The puppet theatre contraption is often disassembled to three distinct actors: the puppet, the puppeteer and the audience. As depicted in the phenomenological reflection opening this text, the actual act of puppeteering is not so readily collapsible to such clear-cut categories. Puppet-theatre only really starts happening when the distinctions have already started phasing into each other: affects and effects leak from subjectivity to another placing their essentialised and preconceived separability under question.
The scientific laboratory contraption is also often deconstructed as a trio of actors: the object of research, the researcher and the tools of research. The consciousness of the scientist, working in the physical space of the laboratory, forms interpretations based on different observations and interacts with both the object and the tools of research. Following the thought of Barad it is evident that in order to perform scientific work, the scientist must enter an entangled state with their object as well as their tools of research, delineating the cartesian cut between them in everyday understanding. As the puppet and puppeteer in performance, the scientist and instrument are not unequivocally separable when performing research. They start co-forming, blurring the limits between the subject and the object.
En Ping Yu, Nano Steps - a Particle Performance. Photo by: Miika Storm
On Subjects and Objects
The topics of power and control are a staple theme in puppetry. This makes sense, as the theme is an organic part of the relationship between the puppeteer and the puppeteered.8 The audience is aware of the rules governing the play, and usually conceives of them through definite roles: the puppeteer and the puppet, the subject and the object, the cause and the effect. Everyday imagination understands the puppeteer as someone manipulating their puppet, giving it a sort of life or at least an illusion of it. The power dynamic is readily apparent and easy to grasp. However, as our gesture of “puppetrialisation” of the research in physics demonstrates, the relationship between the puppet and the puppeteer is never this straightforward or unidirectional, especially from the perspective of the puppet or the puppeteer.

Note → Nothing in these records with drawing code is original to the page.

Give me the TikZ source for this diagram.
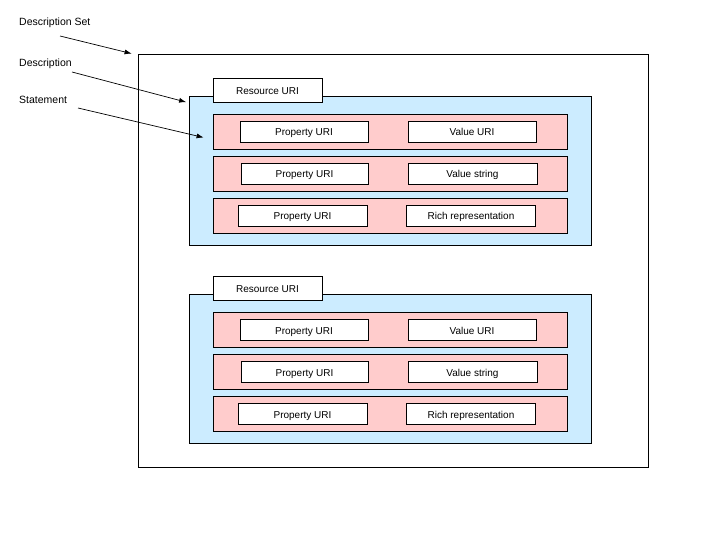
\documentclass[tikz,border=0pt]{standalone}
\usepackage{fontspec}
\setmainfont{Liberation Sans}
\usetikzlibrary{arrows.meta}
\definecolor{descblue}{HTML}{CCECFF}
\definecolor{stmtpink}{HTML}{FFCCCC}
\tikzset{
	box/.style={draw=black, line width=.8pt, inner sep=0pt, text height=9pt, text depth=0pt, font=\fontsize{10}{11}\selectfont},
	setbox/.style={box, fill=white, minimum width=510pt, minimum height=413pt},
	descbox/.style={box, fill=descblue, minimum width=402pt, minimum height=149pt},
	tabbox/.style={box, fill=white, minimum width=109pt, minimum height=24pt},
	stmtbox/.style={box, fill=stmtpink, minimum width=354pt, minimum height=35pt},
	partbox/.style={box, fill=white, minimum width=#1, minimum height=21pt},
	partbox/.default=128pt,
	label/.style={anchor=west, inner sep=0pt, font=\fontsize{10.5}{12}\selectfont},
	pointer/.style={-{Latex[length=7pt,width=5pt]}, line width=.7pt}
}

\begin{document}
\begin{tikzpicture}[x=1pt, y=-1pt]
	\useasboundingbox (0,0) rectangle (720,540);
	\node[setbox] (set) at (393,260.5) {};
	% two descriptions, one below the other
	\foreach \d/\dy in {1/0, 2/198} {
		\node[descbox] (desc\d) at (390.5,171+\dy) {};
		\node[tabbox] (res\d) at (267.5,90+\dy) {Resource URI};
		\foreach \s/\sy/\px/\pw/\vx/\vw/\val in {1/131.5/304/128pt/472/128pt/Value URI, 2/173.5/304.5/127pt/472.5/129pt/Value string, 3/215.5/302.5/129pt/471/129pt/Rich representation} {
			\node[stmtbox] (stmt\d\s) at (390,\sy+\dy) {};
			\node[partbox=\pw] (prop\d\s) at (\px,\sy+\dy) {Property URI};
			\node[partbox=\vw] (val\d\s) at (\vx,\sy+\dy) {\val};
		}
	}
	\node[label] (lset) at (19,23) {Description Set};
	\node[label] (ldesc) at (19,64) {Description};
	\node[label] (lstmt) at (19,100) {Statement};
	\coordinate (pset) at (60,36);
	\coordinate (pdesc) at (72,72);
	\coordinate (pstmt) at (78,108);
	\draw[pointer] (pset) -- ([shift={(-6,0)}]set.north west);
	\draw[pointer] (pdesc) -- ([shift={(-3,6)}]desc1.north west);
	\draw[pointer] (pstmt) -- ([shift={(-9,6)}]stmt11.west);
\end{tikzpicture}
\end{document}
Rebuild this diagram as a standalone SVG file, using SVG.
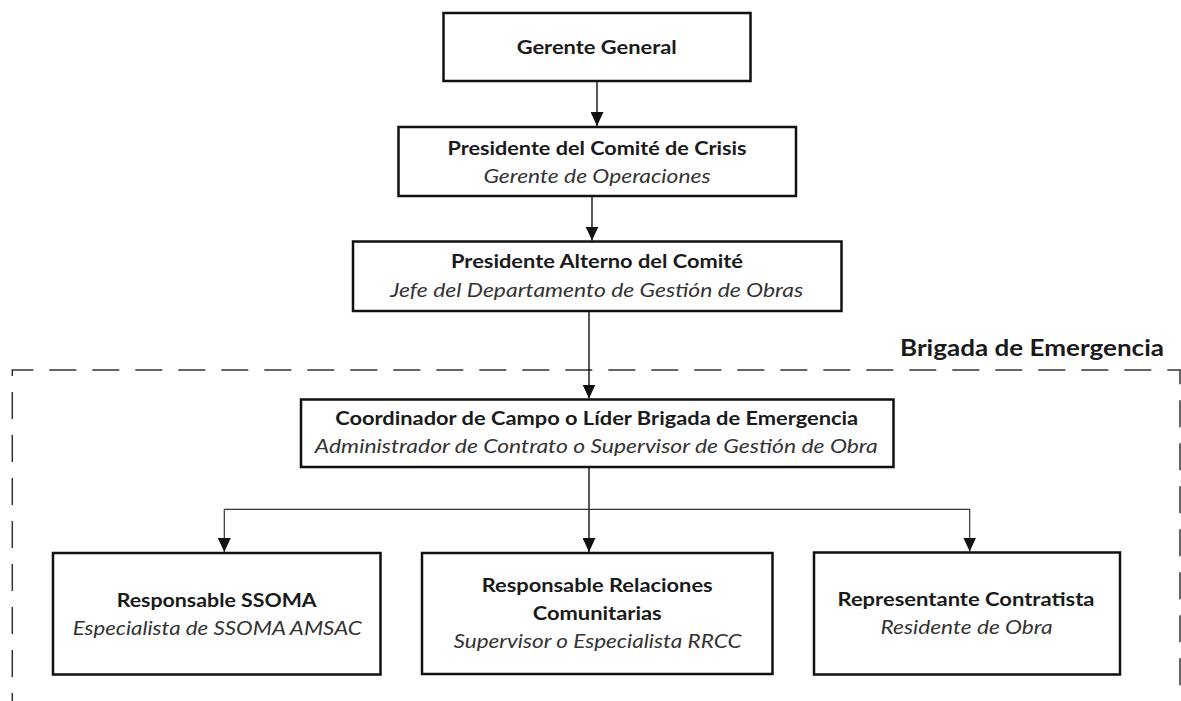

So, following puppetry, neither the physicists’ laboratory nor its instruments are mere things or mute objects. But have we undermined the exclusivity of the human-scientists right to subjecthood with this argument? Perhaps not, but it is exactly the subjectivity of subjecthood that is being uncovered as the laboratory is grasped as a puppet theatre stage. Like the puppet, that requires specific actions from its puppeteer, the laboratory, the samples and the data acquired all direct and orient the scientist and thus also their research. The scientist is not free to declare the nature of reality according to their whims, as an exclusive privilege of a Cartesian subject. They must trust and follow their empirically acquired data, that give bounds, direction and foundation to the understanding of reality built through research. The contraption is foundationally puppet-theatrical: a subject-object-relationship that reveals the incoherence of all subject-object relationships (Alanen, 10-11).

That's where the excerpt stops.